O curso para R.C. é uma simples forma de interagir com outras reeducandas, mas A.N.T. vê na ação uma oportunidade de recomeço e com muita expectativa. Nesse sentido, outra aluna, M.S.S., relata que a atividade fez com que ela revesse suas prioridades, mostrando, inclusive, os erros do passado.

Na opinião de S.A.S. a oportunidade vai além de ocupar a mente. Para ela, é algo para quem quer refazer a vida. Refletindo sobre o filme “Procurando o Nemo”, que foi apresentado como exemplo de específico de um tipo de roteiro, ela se identificou com o exemplo do pai.
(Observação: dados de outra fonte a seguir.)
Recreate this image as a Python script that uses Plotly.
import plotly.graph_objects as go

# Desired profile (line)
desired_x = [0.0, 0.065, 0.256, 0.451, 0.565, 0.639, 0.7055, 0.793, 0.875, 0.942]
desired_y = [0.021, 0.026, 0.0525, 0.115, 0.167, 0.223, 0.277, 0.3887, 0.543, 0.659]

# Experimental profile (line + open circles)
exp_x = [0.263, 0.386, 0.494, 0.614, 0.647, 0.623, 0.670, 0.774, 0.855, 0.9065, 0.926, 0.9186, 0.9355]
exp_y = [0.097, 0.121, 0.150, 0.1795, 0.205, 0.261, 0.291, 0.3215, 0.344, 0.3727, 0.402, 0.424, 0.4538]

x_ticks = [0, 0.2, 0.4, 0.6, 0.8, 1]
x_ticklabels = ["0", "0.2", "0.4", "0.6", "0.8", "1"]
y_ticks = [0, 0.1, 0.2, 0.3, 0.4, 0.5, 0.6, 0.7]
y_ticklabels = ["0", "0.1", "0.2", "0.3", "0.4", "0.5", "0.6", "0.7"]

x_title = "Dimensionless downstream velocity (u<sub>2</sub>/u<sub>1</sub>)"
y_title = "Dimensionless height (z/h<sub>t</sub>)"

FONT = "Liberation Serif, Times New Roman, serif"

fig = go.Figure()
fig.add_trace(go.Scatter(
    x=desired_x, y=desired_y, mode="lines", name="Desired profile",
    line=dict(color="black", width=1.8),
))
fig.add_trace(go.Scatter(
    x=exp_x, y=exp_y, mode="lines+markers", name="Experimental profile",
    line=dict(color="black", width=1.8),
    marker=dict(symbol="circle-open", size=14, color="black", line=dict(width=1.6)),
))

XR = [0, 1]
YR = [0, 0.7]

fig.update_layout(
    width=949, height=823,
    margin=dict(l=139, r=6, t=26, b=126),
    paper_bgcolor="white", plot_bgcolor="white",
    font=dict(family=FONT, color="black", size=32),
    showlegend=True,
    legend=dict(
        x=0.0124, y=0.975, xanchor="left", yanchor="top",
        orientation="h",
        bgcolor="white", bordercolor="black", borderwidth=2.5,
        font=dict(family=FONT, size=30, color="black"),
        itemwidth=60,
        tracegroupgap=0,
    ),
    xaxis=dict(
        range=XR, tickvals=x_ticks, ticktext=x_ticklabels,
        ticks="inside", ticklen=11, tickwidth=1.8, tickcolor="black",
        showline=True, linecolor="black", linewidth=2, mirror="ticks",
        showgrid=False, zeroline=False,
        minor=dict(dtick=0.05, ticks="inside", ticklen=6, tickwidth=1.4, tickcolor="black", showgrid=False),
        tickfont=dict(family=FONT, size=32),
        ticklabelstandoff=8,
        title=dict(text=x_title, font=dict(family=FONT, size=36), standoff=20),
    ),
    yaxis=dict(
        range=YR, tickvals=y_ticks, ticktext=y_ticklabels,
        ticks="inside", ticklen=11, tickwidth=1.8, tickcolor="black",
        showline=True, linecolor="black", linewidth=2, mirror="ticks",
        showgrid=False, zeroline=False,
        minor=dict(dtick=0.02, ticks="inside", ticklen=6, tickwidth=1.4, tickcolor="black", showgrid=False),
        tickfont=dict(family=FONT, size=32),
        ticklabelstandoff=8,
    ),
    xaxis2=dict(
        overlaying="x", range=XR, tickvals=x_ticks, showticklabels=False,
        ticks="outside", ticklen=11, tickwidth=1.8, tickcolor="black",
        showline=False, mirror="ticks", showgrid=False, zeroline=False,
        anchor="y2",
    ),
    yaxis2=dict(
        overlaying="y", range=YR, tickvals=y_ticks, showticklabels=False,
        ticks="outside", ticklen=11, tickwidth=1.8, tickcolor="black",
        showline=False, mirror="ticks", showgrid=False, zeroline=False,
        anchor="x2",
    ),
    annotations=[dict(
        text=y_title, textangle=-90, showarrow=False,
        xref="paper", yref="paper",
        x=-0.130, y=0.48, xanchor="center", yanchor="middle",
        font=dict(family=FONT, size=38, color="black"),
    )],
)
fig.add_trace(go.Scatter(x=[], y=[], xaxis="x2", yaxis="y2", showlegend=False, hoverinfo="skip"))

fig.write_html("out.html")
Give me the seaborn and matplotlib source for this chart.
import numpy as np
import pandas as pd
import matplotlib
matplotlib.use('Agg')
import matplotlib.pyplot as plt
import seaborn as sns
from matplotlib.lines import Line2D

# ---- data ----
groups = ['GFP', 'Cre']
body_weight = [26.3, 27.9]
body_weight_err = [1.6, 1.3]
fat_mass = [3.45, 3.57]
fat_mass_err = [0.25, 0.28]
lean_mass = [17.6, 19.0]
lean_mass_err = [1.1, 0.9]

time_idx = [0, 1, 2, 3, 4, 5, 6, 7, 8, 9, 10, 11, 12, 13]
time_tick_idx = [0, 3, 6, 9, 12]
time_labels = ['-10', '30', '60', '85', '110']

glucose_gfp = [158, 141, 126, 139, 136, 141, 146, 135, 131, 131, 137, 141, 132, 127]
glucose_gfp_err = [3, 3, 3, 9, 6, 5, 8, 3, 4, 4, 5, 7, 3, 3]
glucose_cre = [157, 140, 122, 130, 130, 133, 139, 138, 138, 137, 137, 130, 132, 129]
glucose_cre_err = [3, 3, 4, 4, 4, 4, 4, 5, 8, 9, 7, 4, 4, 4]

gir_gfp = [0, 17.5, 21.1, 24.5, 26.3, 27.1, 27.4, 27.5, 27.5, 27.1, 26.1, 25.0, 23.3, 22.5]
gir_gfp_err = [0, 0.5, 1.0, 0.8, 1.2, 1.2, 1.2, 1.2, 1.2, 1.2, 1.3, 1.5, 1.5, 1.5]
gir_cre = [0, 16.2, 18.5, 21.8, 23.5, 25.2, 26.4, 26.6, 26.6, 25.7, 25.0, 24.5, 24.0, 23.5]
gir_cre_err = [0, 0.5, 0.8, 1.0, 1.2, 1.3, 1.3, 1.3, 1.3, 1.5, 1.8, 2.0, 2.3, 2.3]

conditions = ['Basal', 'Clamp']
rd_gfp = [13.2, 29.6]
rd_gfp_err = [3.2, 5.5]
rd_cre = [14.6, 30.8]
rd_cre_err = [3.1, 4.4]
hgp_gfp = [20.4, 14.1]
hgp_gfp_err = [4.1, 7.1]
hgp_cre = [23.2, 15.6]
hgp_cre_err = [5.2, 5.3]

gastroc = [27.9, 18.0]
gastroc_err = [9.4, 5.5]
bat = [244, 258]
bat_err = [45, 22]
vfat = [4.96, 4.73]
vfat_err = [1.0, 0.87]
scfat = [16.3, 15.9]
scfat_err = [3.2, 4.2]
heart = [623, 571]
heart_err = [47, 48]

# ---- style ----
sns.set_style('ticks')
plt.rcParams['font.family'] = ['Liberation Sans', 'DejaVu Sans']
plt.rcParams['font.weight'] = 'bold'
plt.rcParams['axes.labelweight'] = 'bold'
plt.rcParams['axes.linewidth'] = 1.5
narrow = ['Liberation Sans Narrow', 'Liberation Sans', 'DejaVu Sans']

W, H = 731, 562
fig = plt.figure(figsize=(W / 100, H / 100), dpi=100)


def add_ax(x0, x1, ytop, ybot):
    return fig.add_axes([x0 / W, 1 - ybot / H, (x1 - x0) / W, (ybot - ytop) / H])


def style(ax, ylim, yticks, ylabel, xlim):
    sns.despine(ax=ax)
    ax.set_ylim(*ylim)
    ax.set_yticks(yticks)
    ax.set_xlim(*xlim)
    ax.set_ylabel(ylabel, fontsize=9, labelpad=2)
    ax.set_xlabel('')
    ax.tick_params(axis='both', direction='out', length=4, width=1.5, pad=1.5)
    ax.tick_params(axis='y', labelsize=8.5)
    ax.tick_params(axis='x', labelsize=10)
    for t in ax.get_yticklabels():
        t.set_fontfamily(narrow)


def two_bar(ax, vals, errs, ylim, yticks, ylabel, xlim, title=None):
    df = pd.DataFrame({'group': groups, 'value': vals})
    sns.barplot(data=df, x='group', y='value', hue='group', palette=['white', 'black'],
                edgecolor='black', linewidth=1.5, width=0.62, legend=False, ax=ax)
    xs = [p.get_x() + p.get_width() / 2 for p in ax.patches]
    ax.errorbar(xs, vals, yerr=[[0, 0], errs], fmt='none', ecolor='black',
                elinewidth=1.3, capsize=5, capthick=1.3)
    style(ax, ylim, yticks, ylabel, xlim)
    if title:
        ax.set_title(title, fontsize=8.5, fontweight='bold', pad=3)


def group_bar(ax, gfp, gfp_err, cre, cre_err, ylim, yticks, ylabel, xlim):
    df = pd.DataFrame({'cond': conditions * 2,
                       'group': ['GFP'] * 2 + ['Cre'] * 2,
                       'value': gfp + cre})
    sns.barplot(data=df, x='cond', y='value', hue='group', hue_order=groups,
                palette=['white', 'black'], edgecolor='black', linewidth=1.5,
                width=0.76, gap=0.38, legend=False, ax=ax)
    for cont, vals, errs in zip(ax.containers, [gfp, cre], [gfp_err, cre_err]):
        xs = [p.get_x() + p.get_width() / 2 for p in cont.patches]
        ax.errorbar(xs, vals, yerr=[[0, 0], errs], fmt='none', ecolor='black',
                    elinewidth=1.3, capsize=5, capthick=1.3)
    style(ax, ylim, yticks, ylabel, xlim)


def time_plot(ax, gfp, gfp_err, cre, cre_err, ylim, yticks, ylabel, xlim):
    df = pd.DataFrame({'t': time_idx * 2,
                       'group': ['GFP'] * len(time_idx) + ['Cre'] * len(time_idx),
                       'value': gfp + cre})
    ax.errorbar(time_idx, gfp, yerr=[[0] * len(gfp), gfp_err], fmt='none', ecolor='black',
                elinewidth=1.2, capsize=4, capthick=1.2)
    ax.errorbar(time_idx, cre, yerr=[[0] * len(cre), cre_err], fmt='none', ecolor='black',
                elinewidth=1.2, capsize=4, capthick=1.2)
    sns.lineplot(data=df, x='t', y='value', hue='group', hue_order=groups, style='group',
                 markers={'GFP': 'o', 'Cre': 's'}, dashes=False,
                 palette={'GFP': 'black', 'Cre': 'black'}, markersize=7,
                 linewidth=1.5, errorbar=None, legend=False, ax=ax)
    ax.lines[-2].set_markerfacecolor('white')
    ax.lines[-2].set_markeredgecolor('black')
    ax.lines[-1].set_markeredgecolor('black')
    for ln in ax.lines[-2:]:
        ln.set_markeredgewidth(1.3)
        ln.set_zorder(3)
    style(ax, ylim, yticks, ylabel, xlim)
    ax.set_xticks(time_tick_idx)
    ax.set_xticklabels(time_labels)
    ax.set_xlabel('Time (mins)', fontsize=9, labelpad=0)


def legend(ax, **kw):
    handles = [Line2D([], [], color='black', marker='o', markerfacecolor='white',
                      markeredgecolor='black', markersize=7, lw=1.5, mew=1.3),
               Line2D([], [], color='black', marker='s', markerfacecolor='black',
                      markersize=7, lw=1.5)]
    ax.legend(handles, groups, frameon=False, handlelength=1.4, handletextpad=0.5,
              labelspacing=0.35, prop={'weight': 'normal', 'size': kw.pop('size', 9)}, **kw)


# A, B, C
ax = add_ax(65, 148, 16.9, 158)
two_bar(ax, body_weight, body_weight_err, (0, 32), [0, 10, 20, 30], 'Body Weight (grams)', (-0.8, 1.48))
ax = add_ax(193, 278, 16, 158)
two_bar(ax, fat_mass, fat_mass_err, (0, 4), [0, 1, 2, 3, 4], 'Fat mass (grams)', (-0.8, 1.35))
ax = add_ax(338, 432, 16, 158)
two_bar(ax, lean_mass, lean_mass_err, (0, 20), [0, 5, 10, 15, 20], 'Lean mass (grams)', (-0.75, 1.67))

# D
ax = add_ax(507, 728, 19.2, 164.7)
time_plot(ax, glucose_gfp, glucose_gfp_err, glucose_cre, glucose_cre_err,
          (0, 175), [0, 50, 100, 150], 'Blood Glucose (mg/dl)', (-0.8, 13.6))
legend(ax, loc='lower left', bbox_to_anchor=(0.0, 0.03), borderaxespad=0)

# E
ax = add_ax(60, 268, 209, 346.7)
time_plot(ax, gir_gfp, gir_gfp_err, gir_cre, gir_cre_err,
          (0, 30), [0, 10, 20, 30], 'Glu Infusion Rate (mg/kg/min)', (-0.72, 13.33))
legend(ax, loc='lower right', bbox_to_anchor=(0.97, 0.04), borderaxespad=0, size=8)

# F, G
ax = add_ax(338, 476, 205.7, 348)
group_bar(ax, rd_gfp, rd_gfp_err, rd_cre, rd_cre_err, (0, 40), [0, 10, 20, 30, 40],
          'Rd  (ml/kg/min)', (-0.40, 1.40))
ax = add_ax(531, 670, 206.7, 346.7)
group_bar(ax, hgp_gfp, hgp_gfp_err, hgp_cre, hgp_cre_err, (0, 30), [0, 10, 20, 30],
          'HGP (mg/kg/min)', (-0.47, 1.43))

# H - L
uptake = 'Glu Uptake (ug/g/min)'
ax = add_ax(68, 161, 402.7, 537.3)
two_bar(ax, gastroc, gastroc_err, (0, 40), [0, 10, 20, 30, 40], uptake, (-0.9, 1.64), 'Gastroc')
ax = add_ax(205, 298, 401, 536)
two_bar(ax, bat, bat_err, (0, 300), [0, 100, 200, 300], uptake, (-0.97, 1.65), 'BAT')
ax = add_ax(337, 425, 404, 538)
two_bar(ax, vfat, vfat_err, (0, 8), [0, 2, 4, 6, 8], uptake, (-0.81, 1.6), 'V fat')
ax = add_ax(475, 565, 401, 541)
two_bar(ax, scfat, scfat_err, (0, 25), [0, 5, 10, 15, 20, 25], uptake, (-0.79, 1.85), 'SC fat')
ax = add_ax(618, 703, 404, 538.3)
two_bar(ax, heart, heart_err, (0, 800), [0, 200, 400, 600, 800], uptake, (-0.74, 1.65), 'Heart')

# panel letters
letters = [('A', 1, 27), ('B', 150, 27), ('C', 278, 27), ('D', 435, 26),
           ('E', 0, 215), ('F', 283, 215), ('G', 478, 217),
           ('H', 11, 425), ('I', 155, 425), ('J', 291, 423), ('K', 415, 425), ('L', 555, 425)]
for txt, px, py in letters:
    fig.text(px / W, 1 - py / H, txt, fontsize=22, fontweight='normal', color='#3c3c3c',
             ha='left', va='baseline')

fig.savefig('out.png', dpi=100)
Ela diz que, assim como o personagem, também se esforçava para proteger seus filhos, sobretudo procurando dar a eles coisas materiais, pensamento que a levou ao crime. ”Vejo que o que mais eles queriam era minha atenção. Por isso, digo que o crime não leva a nada! ”, destacou.

Já E.N.T. e J.V., que experimentaram os bancos de universidades, possuem ideias em comum quanto às suas experiências numa unidade prisional. O certo é que, quer os registros dos dias vividos no CDP virem livro ou filme, o objetivo em comum é dar destaques às histórias de vida encontradas dentro das celas do estabelecimento penal de Franco da Rocha.

Público externo

A programação da VIII Mostra de Cinema da Mulher aberta para o público geral aconteceu de 1 a 5 de maio, na Casa de Cultura Marielle Franco. Dentre as ações ocorreram oficinas, exibições de filmes e debates.